Challenge
Copy word for word the lines in the records below, starting at the line with "Output the Python" and ending at the line with "from matplotlib.transforms import offset_copy". Skip the pictures.

Stored data
"""

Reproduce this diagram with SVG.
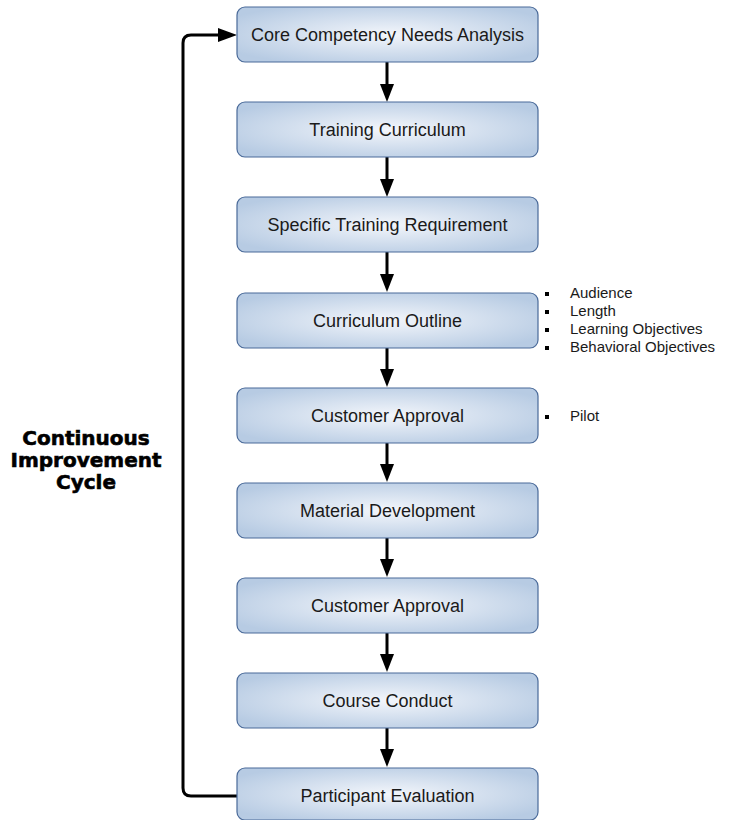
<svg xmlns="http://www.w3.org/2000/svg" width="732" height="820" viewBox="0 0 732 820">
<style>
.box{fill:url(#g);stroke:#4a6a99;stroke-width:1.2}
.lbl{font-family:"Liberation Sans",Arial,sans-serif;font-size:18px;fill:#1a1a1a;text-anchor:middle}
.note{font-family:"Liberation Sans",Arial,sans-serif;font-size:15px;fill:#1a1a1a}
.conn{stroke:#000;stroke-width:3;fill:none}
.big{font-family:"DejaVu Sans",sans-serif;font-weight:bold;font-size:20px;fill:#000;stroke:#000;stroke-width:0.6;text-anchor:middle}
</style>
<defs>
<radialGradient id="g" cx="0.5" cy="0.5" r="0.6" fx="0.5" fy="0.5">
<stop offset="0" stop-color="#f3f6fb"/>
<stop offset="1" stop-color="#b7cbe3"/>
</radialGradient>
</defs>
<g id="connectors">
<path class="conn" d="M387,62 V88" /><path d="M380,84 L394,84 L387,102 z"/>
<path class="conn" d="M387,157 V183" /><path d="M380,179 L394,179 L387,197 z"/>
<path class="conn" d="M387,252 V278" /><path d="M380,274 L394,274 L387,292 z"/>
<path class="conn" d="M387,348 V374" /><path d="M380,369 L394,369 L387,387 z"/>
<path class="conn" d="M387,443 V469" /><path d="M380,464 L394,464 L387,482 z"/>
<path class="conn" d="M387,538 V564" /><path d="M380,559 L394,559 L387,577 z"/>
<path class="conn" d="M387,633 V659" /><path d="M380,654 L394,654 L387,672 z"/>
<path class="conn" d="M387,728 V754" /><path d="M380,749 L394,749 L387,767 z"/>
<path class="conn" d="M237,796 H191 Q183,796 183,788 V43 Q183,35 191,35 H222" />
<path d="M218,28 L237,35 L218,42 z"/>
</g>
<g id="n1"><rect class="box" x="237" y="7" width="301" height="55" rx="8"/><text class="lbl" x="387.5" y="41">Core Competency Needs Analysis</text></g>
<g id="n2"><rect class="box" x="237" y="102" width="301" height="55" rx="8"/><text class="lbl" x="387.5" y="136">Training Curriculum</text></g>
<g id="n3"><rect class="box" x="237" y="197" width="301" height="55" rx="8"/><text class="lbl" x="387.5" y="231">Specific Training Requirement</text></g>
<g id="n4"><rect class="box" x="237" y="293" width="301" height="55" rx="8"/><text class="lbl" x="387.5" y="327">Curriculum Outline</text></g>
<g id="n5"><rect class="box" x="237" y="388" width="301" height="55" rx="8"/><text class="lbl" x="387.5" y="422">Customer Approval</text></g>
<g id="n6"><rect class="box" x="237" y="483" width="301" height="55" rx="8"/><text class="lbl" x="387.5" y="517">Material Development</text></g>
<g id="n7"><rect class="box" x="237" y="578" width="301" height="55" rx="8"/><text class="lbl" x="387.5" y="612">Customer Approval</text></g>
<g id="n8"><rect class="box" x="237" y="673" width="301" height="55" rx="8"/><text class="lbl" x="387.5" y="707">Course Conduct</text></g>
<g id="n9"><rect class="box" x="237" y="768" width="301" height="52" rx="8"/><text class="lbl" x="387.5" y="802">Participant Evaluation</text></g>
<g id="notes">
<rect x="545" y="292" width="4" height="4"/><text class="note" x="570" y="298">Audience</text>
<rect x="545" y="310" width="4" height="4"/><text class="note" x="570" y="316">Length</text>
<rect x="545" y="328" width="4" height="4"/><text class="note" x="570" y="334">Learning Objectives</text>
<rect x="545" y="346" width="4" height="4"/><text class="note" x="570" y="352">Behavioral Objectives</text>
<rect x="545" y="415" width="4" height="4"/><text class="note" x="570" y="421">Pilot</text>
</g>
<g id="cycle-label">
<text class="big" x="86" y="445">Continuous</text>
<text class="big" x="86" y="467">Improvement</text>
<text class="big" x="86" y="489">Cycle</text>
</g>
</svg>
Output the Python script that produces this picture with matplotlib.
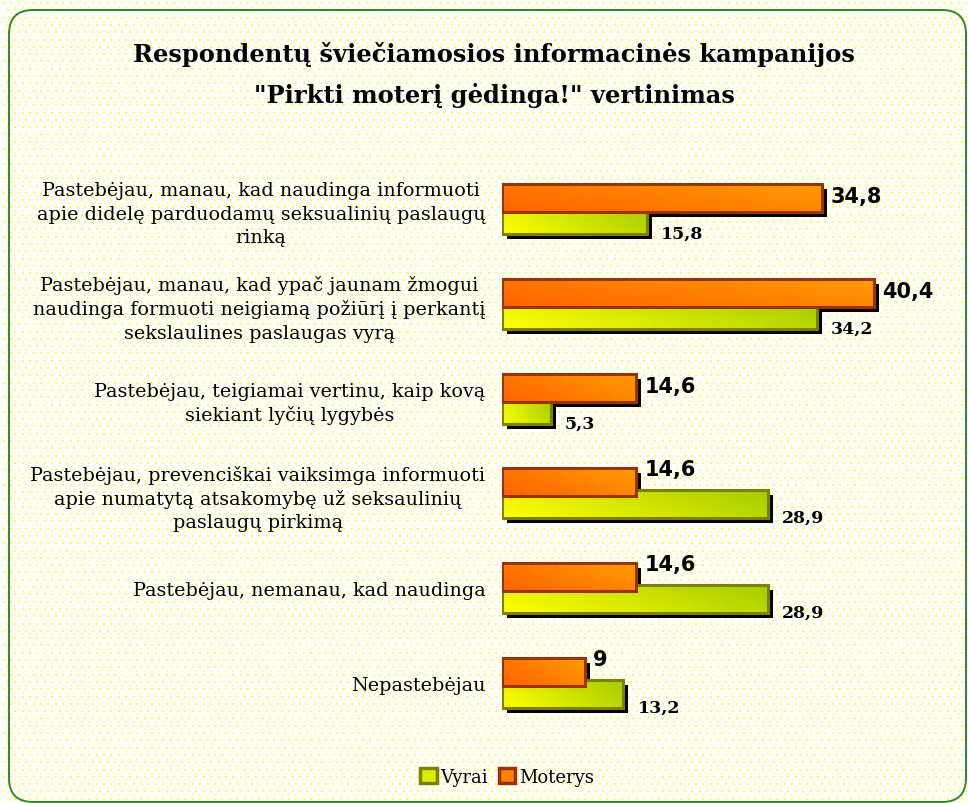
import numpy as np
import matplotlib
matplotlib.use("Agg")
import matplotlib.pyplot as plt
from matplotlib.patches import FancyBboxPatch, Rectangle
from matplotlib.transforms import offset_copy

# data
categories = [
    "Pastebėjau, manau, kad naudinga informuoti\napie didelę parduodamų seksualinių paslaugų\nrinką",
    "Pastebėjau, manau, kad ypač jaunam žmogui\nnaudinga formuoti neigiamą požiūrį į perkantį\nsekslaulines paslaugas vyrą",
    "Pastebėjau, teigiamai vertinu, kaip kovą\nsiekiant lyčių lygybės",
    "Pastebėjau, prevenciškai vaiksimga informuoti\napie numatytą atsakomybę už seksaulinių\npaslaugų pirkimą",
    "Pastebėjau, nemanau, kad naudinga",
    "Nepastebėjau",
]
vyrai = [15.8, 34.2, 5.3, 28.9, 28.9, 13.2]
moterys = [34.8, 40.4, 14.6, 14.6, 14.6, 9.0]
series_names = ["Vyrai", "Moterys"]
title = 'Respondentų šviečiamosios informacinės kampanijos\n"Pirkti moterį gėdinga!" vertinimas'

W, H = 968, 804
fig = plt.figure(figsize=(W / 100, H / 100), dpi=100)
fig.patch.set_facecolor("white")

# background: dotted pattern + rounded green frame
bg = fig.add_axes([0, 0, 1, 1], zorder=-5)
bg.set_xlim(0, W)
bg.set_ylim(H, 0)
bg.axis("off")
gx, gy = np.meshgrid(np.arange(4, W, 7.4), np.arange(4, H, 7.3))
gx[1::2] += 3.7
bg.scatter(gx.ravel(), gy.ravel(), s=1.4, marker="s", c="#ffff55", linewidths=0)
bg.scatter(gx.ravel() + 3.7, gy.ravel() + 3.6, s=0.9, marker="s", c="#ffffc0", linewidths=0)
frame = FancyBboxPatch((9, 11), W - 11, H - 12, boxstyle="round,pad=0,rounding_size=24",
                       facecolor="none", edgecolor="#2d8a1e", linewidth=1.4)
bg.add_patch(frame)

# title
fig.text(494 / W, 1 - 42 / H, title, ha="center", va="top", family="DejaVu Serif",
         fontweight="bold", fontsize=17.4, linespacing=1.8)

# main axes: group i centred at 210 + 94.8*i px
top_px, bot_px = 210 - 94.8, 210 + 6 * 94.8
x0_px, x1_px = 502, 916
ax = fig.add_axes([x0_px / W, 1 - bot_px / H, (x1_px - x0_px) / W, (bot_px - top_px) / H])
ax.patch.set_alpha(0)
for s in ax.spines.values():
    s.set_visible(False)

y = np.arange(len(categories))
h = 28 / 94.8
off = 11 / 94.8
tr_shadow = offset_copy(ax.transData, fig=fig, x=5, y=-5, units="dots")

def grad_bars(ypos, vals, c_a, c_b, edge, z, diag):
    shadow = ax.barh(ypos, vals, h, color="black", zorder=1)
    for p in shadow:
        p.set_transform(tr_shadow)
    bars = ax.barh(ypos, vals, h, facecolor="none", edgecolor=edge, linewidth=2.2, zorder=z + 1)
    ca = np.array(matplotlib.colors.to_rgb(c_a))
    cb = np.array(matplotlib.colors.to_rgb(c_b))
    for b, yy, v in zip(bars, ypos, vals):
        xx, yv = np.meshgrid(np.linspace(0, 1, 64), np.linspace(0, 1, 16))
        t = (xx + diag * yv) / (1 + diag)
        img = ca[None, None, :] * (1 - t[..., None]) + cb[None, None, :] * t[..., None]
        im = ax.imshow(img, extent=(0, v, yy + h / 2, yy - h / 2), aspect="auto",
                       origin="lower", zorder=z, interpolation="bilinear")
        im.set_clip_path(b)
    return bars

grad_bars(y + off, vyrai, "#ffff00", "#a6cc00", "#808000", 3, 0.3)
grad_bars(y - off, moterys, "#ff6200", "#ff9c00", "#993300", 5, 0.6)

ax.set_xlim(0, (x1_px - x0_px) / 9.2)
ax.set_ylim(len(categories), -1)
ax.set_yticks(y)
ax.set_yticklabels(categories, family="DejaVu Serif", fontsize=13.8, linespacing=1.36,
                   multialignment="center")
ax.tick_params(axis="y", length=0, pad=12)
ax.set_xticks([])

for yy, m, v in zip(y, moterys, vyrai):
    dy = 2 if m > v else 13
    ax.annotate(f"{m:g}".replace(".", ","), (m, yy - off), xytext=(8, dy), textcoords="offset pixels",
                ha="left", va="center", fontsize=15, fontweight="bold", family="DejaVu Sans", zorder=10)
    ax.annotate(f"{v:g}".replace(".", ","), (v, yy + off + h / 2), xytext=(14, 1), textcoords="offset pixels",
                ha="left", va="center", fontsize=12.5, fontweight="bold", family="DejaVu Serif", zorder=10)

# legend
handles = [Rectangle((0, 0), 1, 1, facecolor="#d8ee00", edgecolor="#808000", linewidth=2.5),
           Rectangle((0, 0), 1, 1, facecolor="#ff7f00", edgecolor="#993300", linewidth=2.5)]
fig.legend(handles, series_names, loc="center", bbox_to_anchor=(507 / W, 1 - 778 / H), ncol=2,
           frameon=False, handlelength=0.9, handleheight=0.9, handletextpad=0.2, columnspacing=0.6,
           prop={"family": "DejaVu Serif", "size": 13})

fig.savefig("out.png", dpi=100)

"""

Response below
Output the Python script that produces this picture with matplotlib.
import numpy as np
import matplotlib
matplotlib.use("Agg")
import matplotlib.pyplot as plt
from matplotlib.patches import FancyBboxPatch, Rectangle
from matplotlib.transforms import offset_copy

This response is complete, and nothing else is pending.